WE WERE PREPARED FOR EVERYTHING. JUST NOT THIS. As I mentioned in the comments to an earlier post, I found Oliver Stone's World Trade Center incredibly effective and affecting. I should preface my remarks by saying that I'm far from a Stone fan--Any Given Sunday is the only Stone film I've managed to get all the way through (I tried JFK, which gave me a headache)--I find it hard to watch the hyperkinetic editing style he tends to use.

WTC is the exact opposite of that. Lots of long, silent shots with just Craig Armstrong's simple score over them. While the movie is long (about 2.5 hours), there's probably not a substantive line of dialogue until the 10-15 minute mark, and long periods of silence and static shots throughout. More shockingly, there's nothing "political" about the film--it simply tells interlocking stories of Officers Will Jimeno and John McLaughlin (the 18th and 19th of the 20 people to be pulled alive from the rubble of the WTC), their wives, and the people who played a role in their rescue. Rather than focusing on the indisputable horror of 9/11, it instead focuses on the hope and goodness that it brought out in folks in the days and hours thereafter, a story that's gotten too lost among folks trying to exploit 9/11 for political gain and to point out that exploitation and the "Truthies." Stone's made a fine film that is shockingly non-cynical, but instead, hopeful about what America and Americans are and can be, a reminder that's sorely needed right now. It's not for everyone--these wounds are still raw--but if you're thinking about seeing it, it's worth your time.

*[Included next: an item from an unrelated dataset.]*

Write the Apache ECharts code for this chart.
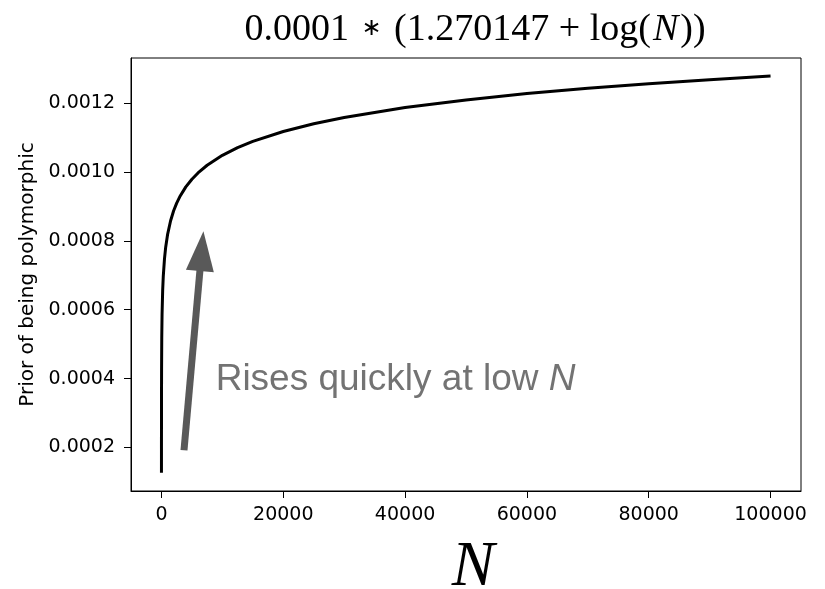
<!DOCTYPE html>
<html>
<head>
<meta charset="utf-8">
<script src="https://cdn.jsdelivr.net/npm/echarts@6/dist/echarts.min.js"></script>
<style>html,body{margin:0;padding:0;background:#fff;}#c{width:825px;height:589px;}</style>
</head>
<body>
<div id="c"></div>
<script>
// Values
var nValues = [1, 2, 5, 10, 20, 50, 100, 200, 300, 500, 700, 1000, 1500, 2000, 2500, 3000, 4000, 5000, 6000, 7500, 10000, 12500, 15000, 20000, 25000, 30000, 40000, 50000, 60000, 70000, 80000, 90000, 100000];
var priorValues = [0.00012701, 0.00019633, 0.00028796, 0.00035727, 0.00042659, 0.00051822, 0.00058753, 0.00065685, 0.00069739, 0.00074848, 0.00078212, 0.00081779, 0.00085833, 0.00088711, 0.00090941, 0.00092766, 0.00095641, 0.00097874, 0.00099696, 0.00101929, 0.00104805, 0.00107036, 0.0010886, 0.00111736, 0.00113967, 0.00115791, 0.00118668, 0.00120899, 0.00122722, 0.00124264, 0.00125599, 0.00126777, 0.00127831];
var xTicks = [0, 20000, 40000, 60000, 80000, 100000];
var yTicks = [0.0002, 0.0004, 0.0006, 0.0008, 0.0010, 0.0012];
var arrowFrom = [3700, 0.000192];
var arrowTo = [6600, 0.00077];
var annotationPos = [8900, 0.000397];
var annotationText = 'Rises quickly at low ';
var titleParts = ['0.0001 ', '\u2217', ' (1.270147 + log(', 'N', '))'];

var chart = echarts.init(document.getElementById('c'));
var curve = nValues.map(function (n, i) { return [n, priorValues[i]]; });

chart.setOption({
  animation: false,
  backgroundColor: '#ffffff',
  title: {
    text: '{a|' + titleParts[0] + '}{c|' + titleParts[1] + '}{a|' + titleParts[2] + '}{b|' + titleParts[3] + '}{a|' + titleParts[4] + '}',
    left: 470,
    top: 3,
    textAlign: 'center',
    textStyle: {
      fontWeight: 'normal',
      rich: {
        a: { fontFamily: 'Liberation Serif', fontWeight: 'normal', fontSize: 38, color: '#000', lineHeight: 45 },
        b: { fontFamily: 'Liberation Serif', fontWeight: 'normal', fontStyle: 'italic', fontSize: 38, color: '#000', lineHeight: 45, padding: [0, 2, 0, 2] },
        c: { fontFamily: 'DejaVu Sans', fontWeight: 'normal', fontSize: 24, color: '#000', lineHeight: 45, padding: [0, 3, 4, 3] }
      }
    }
  },
  grid: {
    left: 131, right: 24, top: 58, bottom: 98,
    outerBoundsMode: 'none',
    containLabel: false,
    show: true, borderColor: '#000', borderWidth: 1, backgroundColor: 'transparent'
  },
  xAxis: {
    type: 'value',
    min: -5000, max: 105000,
    name: 'N',
    nameLocation: 'middle',
    nameGap: 45,
    nameTextStyle: { fontFamily: 'Liberation Serif', fontStyle: 'italic', fontSize: 64, color: '#000', padding: [0, 0, 0, 14] },
    axisLine: { show: true, onZero: false, lineStyle: { color: '#000', width: 1 } },
    axisTick: { show: true, length: 7, customValues: xTicks, lineStyle: { color: '#000' } },
    axisLabel: {
      customValues: xTicks, margin: 15, color: '#000',
      fontFamily: 'DejaVu Sans', fontSize: 19,
      formatter: function (v) { return String(v); }
    },
    splitLine: { show: false }
  },
  yAxis: {
    type: 'value',
    min: 0.0000737, max: 0.0013306,
    name: 'Prior of being polymorphic',
    nameLocation: 'middle',
    nameGap: 92,
    nameTextStyle: { fontFamily: 'DejaVu Sans', fontSize: 20, color: '#000' },
    axisLine: { show: true, onZero: false, lineStyle: { color: '#000', width: 1 } },
    axisTick: { show: true, length: 7, customValues: yTicks, lineStyle: { color: '#000' } },
    axisLabel: {
      customValues: yTicks, margin: 16, color: '#000',
      fontFamily: 'DejaVu Sans', fontSize: 19,
      formatter: function (v) { return v.toFixed(4); }
    },
    splitLine: { show: false }
  },
  series: [
    {
      type: 'line',
      data: curve,
      showSymbol: false,
      smooth: false,
      lineStyle: { color: '#000', width: 3 },
      z: 3
    },
    {
      type: 'scatter',
      data: [annotationPos],
      symbolSize: 0,
      silent: true,
      label: {
        show: true,
        position: 'right',
        distance: 0,
        formatter: '{a|' + annotationText + '}{b|N}',
        rich: {
          a: { fontFamily: 'Liberation Sans', fontSize: 37, color: '#505050' },
          b: { fontFamily: 'Liberation Sans', fontStyle: 'italic', fontSize: 37, color: '#505050' }
        }
      },
      markLine: {
        silent: true,
        symbol: ['none', 'triangle'],
        symbolSize: [28, 40],
        label: { show: false },
        lineStyle: { color: '#595959', width: 7, type: 'solid' },
        data: [[{ coord: arrowFrom }, { coord: arrowTo }]]
      }
    }
  ]
});
</script>
</body>
</html>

IF YOU CAN FIND SOMEBODY WHO SAYS SOMETHING BAD ABOUT HER, THAT PERSON OUGHT TO BE INVESTIGATED: As she retires this month from professional basketball, Philadelphia basketball legend Dawn Staley is the subject of a nice online package from Philly.com, including clips dating back to 1987.

As John Smallwood enumerates: "Three Olympic gold medals (1996, 2000, 2004); two FIBA world championships (1998, 2002); two NCAA National Player of the Year Awards and three Final Fours at the University of Virginia; founding member of the American Basketball League, four WNBA All-Star teams and a spot on the just-announced 10-player WNBA All-Decade Team. They all tell only a part of Staley's impact on women's basketball."